As America’s Leading Source of News About the Danish EconomyTM, the Curious Capitalist is legally required to report this important information released Monday by the University of Michigan’s World Values Survey:
The results indicate that Denmark is the happiest nation in the world and Zimbabwe the unhappiest. The United States ranks 16th on the list, immediately after New Zealand.
Despite being just a teensy bit dour, the Danes are perennially high scorers on happiness surveys. My favorite explanation for this came in a study published in 2006 by researchers at the University of Southern Denmark: It’s not the great economy or the free health-care or the pickled herring; it’s the low expectations. As the NYT reported:
[O]n surveys, Danes continually report lower expectations for the year to come, compared with most other nations. And “year after year, they are pleasantly surprised to find that not everything is getting more rotten in the state of Denmark,” the paper concludes.
There’s one other possibility that I don’t think the University of Southern Denmark researchers explored, though. Puerto Rico is No. 2 on the happiness list, and I know from personal experience that large quantities of Danish packaged meat products are consumed there. I think it’s high time the Danish beef and pork industries sponsored an exhaustive study of the link between processed meat and personal satisfaction.
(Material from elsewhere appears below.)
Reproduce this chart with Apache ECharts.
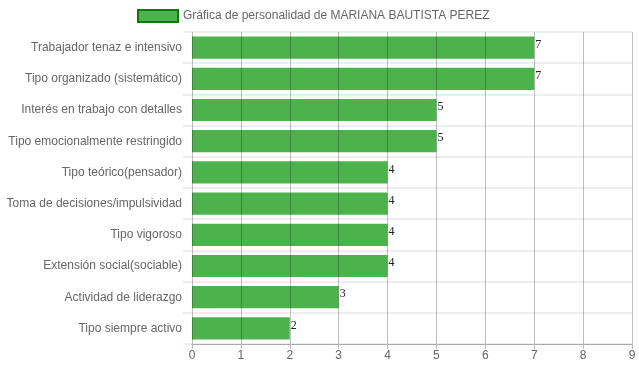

Another interesting result of the World Values Survey is that, on the whole, the people of the world have been getting happier (or at least saying they’re happier) since 1981. This has apparently been a surprise to researchers. Said Ron Inglehart, the University of Michigan political science professor who directs the survey:
Most earlier research has suggested that happiness levels are stable. Important events like winning the lottery or learning you have cancer can lead to short-term changes, but in the long run most previous research suggests that people and nations are stuck on a “hedonic treadmill.” The belief has been that no matter what happens or what we do, basic happiness levels are stable and don’t really change.